Successfully, he placed first with gold for the 200m at the 2022 CARIFTA Games in 21.18.

He finished sixth in the 200 metres final at the 2022 World Athletics U20 Championships in Cali, Colombia. He was a silver medalist in the 4 × 100 m relay at the championships.

Despite missing part of 2023 with injury, he turned professional joining coach Shanikie Osbourne in Kingston, Jamaica.

===2024: Olympic debut===
He ran as part of the Jamaican 4 × 100 m relay team which qualified for the 2024 Summer Olympics in Paris at the 2024 World Athletics Relays – Men's 4 × 100 metres relay in Nassau, Bahamas.

Competing at the Jamaican national championships in June 2024, he won the 200 metres title, running a personal best time of 19.97 seconds. At the championships, he also lowered his personal best to 10.07 seconds for the 100 metres in the first qualifying heat. In the semi-final, he broke the 10-second barrier for the first time, running 9.98 seconds. In the final, he finished in fourth place in a time of 10.04 seconds He competed in the 200m at the 2024 Paris Olympics, where he reached the semi-finals.

===2025: World Championships medalist===
On 24 April 2025, he was named on the Jamaican team for the 2025 World Athletics Relays in Guangzhou, China in May. He was a silver medalist for the inaugural Mixed 4 x 100 metres, running the final alongside Krystal Sloley, Javari Thomas, and Serena Cole.

That month, he was named as a challenger for the short sprints category at the 2025 Grand Slam Track event in Philadelphia, finishing second in the 100 metres with a time of 10.02 seconds.
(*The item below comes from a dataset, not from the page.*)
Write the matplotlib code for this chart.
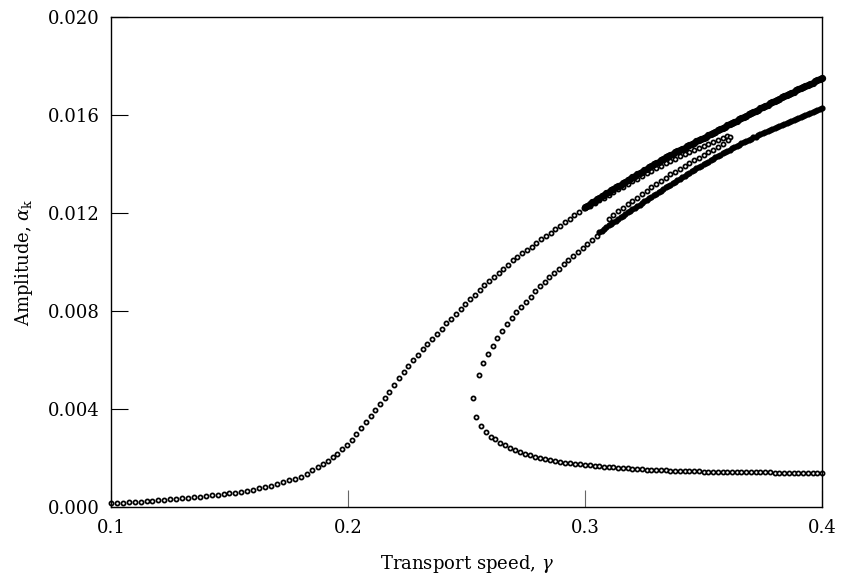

He ran a wind-assisted 200 metres in 19.79 seconds (+2.5 m/s) on 7 June 2025, to win the Racers Grand Prix, a World Athletics Continental Tour Silver meeting, in Kingston, Jamaica.
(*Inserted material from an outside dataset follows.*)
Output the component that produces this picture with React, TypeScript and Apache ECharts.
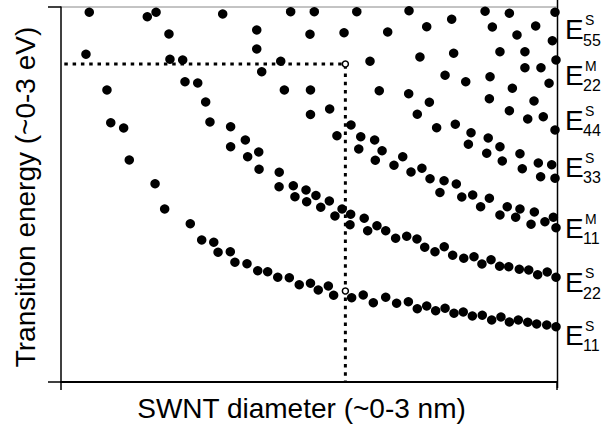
import React, { useEffect, useRef } from "react";
import * as echarts from "echarts";

// Kataura-type plot: [SWNT diameter (nm), transition energy (eV)]
const transitionPoints: [number, number][] = [
  [0.171, 2.958], [0.522, 2.922], [0.575, 2.958], [0.978, 2.944], [1.389, 2.962],
  [0.653, 2.784], [1.184, 2.816], [1.184, 2.664], [1.506, 2.782], [0.151, 2.622],
  [0.659, 2.582], [0.736, 2.576], [1.329, 2.566], [1.214, 2.482], [0.750, 2.402],
  [0.827, 2.392], [0.278, 2.336], [1.351, 2.336], [1.509, 2.336], [0.875, 2.240],
  [1.509, 2.140], [0.301, 2.074], [0.379, 2.032], [0.901, 2.080], [1.026, 2.042],
  [1.026, 1.882], [1.115, 1.936], [1.129, 1.802], [1.196, 1.840], [1.198, 1.702],
  [0.413, 1.776], [1.320, 1.678], [1.319, 1.562], [1.405, 1.570], [1.482, 1.536],
  [1.415, 1.482], [0.569, 1.586], [1.486, 1.442], [0.627, 1.384], [0.782, 1.266],
  [0.851, 1.136], [0.924, 1.118], [0.950, 1.038], [1.024, 1.042], [1.052, 0.958],
  [1.125, 0.946], [1.190, 0.890], [1.250, 0.882], [1.311, 0.838], [1.381, 0.834],
  [1.441, 0.778], [1.509, 0.790], [1.532, 2.962], [1.789, 2.962], [2.105, 2.970],
  [2.565, 2.966], [2.712, 2.950], [2.988, 2.958], [1.712, 2.794], [1.976, 2.800],
  [2.212, 2.842], [2.363, 2.902], [2.609, 2.840], [2.758, 2.776], [2.871, 2.848],
  [2.972, 2.730], [1.869, 2.566], [2.171, 2.600], [2.375, 2.630], [2.655, 2.642],
  [2.806, 2.642], [2.806, 2.514], [2.903, 2.514], [2.994, 2.576], [2.323, 2.454],
  [2.448, 2.402], [2.595, 2.442], [2.730, 2.350], [2.952, 2.390], [1.925, 2.330],
  [2.103, 2.306], [2.228, 2.238], [2.591, 2.266], [2.861, 2.248], [1.625, 2.184],
  [2.155, 2.142], [2.712, 2.170], [2.823, 2.104], [2.917, 2.122], [1.754, 2.056],
  [2.272, 2.034], [2.385, 2.062], [2.988, 2.016], [1.669, 1.970], [1.813, 1.962],
  [1.897, 1.936], [2.480, 1.994], [2.584, 1.952], [1.801, 1.864], [1.942, 1.850],
  [2.464, 1.902], [2.655, 1.882], [1.901, 1.774], [2.067, 1.802], [2.575, 1.830],
  [2.776, 1.826], [2.014, 1.734], [2.183, 1.710], [2.669, 1.768], [2.887, 1.752],
  [2.968, 1.738], [2.117, 1.680], [2.232, 1.626], [2.317, 1.610], [2.391, 1.584],
  [2.790, 1.706], [2.901, 1.642], [2.988, 1.630], [2.292, 1.516], [2.424, 1.480],
  [2.490, 1.496], [2.591, 1.470], [1.542, 1.492], [1.623, 1.448], [1.571, 1.398],
  [1.657, 1.328], [1.700, 1.384], [1.752, 1.342], [1.748, 1.258], [1.834, 1.310],
  [1.855, 1.210], [1.911, 1.250], [1.964, 1.210], [2.024, 1.150], [2.091, 1.166],
  [2.153, 1.144], [2.200, 1.078], [2.262, 1.042], [2.318, 1.082], [2.369, 1.014],
  [2.436, 0.990], [2.498, 1.002], [2.546, 0.944], [2.601, 0.978], [2.653, 0.926],
  [2.708, 0.922], [2.772, 0.902], [2.829, 0.896], [2.883, 0.858], [2.941, 0.880],
  [2.994, 0.838], [2.538, 1.402], [2.655, 1.336], [2.699, 1.402], [2.750, 1.318],
  [2.776, 1.384], [2.863, 1.360], [2.843, 1.262], [2.927, 1.282], [2.978, 1.318],
  [2.994, 1.234], [1.556, 0.736], [1.617, 0.768], [1.649, 0.694], [1.758, 0.674],
  [1.828, 0.696], [1.889, 0.634], [1.964, 0.678], [2.030, 0.630], [2.101, 0.642],
  [2.155, 0.586], [2.212, 0.608], [2.266, 0.570], [2.323, 0.590], [2.377, 0.550],
  [2.433, 0.560], [2.488, 0.528], [2.548, 0.534], [2.605, 0.496], [2.661, 0.520],
  [2.712, 0.480], [2.766, 0.496], [2.823, 0.478], [2.877, 0.464], [2.938, 0.456],
  [2.994, 0.442],
];

// dotted guide: laser energy line and selected diameter
const guidePath: [number, number][] = [
  [0.02, 2.544],
  [1.72, 2.544],
  [1.72, 0],
];
const resonanceMarks: [number, number][] = [
  [1.72, 2.544],
  [1.72, 0.728],
];

// right-hand transition labels: [main, superscript, subscript]
const transitionLabels: [string, string, string][] = [
  ["E", "S", "55"],
  ["E", "M", "22"],
  ["E", "S", "44"],
  ["E", "S", "33"],
  ["E", "M", "11"],
  ["E", "S", "22"],
  ["E", "S", "11"],
];

const xTitle = "SWNT diameter (~0-3 nm)";
const yTitle = "Transition energy (~0-3 eV)";

const FONT = 'Arial, "Liberation Sans", Helvetica, sans-serif';

export default function App() {
  const ref = useRef<HTMLDivElement | null>(null);

  useEffect(() => {
    if (!ref.current) return;
    const chart = echarts.init(ref.current, undefined, { renderer: "svg" });

    const labelCenters = [29.5, 75, 120, 167, 228, 282.5, 335];
    const labelGraphics: any[] = [];
    transitionLabels.forEach(([main, sup, sub], i) => {
      const c = labelCenters[i];
      labelGraphics.push({
        type: "text",
        x: 565,
        y: c,
        style: { text: main, fontSize: 28, fontFamily: FONT, fill: "#000", align: "left", verticalAlign: "middle" },
      });
      labelGraphics.push({
        type: "text",
        x: 585,
        y: c - 9.5,
        style: { text: sup, fontSize: 14, fontFamily: FONT, fill: "#000", align: "left", verticalAlign: "middle" },
      });
      labelGraphics.push({
        type: "text",
        x: 583,
        y: c + 10.5,
        style: { text: sub, fontSize: 16, fontFamily: FONT, fill: "#000", align: "left", verticalAlign: "middle" },
      });
    });

    chart.setOption({
      animation: false,
      backgroundColor: "#fff",
      grid: { left: 61, right: 44, top: 7, bottom: 46, containLabel: false },
      xAxis: {
        type: "value",
        min: 0,
        max: 3,
        interval: 3,
        axisLine: { show: true, lineStyle: { color: "#000", width: 2 } },
        axisTick: { show: true, inside: false, length: 8, lineStyle: { color: "#000", width: 1.5 } },
        axisLabel: { show: false },
        splitLine: { show: false },
      },
      yAxis: {
        type: "value",
        min: 0,
        max: 3,
        interval: 3,
        axisLine: { show: true, lineStyle: { color: "#000", width: 1.5 } },
        axisTick: { show: true, inside: false, length: 13, lineStyle: { color: "#000", width: 1.5 } },
        axisLabel: { show: false },
        splitLine: { show: false },
      },
      series: [
        {
          type: "line",
          data: guidePath,
          symbol: "none",
          lineStyle: { color: "#000", width: 3, type: [3.5, 4.8] },
          z: 1,
        },
        {
          type: "scatter",
          data: transitionPoints,
          symbol: "circle",
          symbolSize: 9.5,
          itemStyle: { color: "#000", opacity: 1 },
          z: 3,
        },
        {
          type: "scatter",
          data: resonanceMarks,
          symbol: "circle",
          symbolSize: 6,
          itemStyle: { color: "#fff", borderColor: "#000", borderWidth: 1.5, opacity: 1 },
          z: 4,
        },
      ],
      graphic: [
        {
          type: "line",
          shape: { x1: 557.5, y1: 0, x2: 557.5, y2: 388 },
          style: { stroke: "#000", lineWidth: 1.5 },
        },
        {
          type: "line",
          shape: { x1: 61, y1: 7, x2: 557, y2: 7 },
          style: { stroke: "#888", lineWidth: 1 },
        },
        {
          type: "text",
          x: 301.5,
          y: 408,
          style: { text: xTitle, fontSize: 28, fontFamily: FONT, fill: "#000", align: "center", verticalAlign: "middle" },
        },
        {
          type: "text",
          x: 25,
          y: 197,
          rotation: Math.PI / 2,
          style: { text: yTitle, fontSize: 28, fontFamily: FONT, fill: "#000", align: "center", verticalAlign: "middle" },
        },
        ...labelGraphics,
      ],
    });

    return () => chart.dispose();
  }, []);

  return (
    <div
      ref={ref}
      style={{ position: "absolute", left: 0, top: 0, width: 601, height: 428 }}
    />
  );
}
He ran a personal best 9.94 seconds in the 100 metres semifinal at the Jamaican Athletics Championships in June 2025. However, in the final, he appeared to pull-up with a leg issue and placed eighth. He returned the following day to win the national 200 metres title in a time of 20.10 seconds. The next month, he lowered his personal best for the 100 metres to 9.82 seconds whilst competing in Austria.

In September 2025, he was a bronze medalist in the 200 metres at the 2025 World Championships in Tokyo, Japan, with a personal best time of 19.64 seconds in the final.

===2026===
Levell ran a personal best 6.47 seconds for the 60 metres (+0.7) at the Gibson McCook Relays in Kingston on 1 March 2026.

He was selected to represent Jamaica in the 60 metres at the 2026 World Athletics Indoor Championships in Toruń, Poland, and ran 6.53 seconds in his heat and semi-final to reach the final. In the final, he slowed down drastically crossing the line 7th in 7.69.

He set a new meeting record for the 100 metres at Velocity Fest 19 in April, winning the 100 m final in 9.90 seconds.

In an unexpected fourth-place performance, he recorded 10.34 in the 100 metres at the JAAA Puma meet. On 4 July, he was fifth with 20.20 seconds for the 200 m at the 2026 Prefontaine Classic. In September, he was a finalist over 200 m at the inaugural World Ultimate Championship in Budapest, placing sixth overall.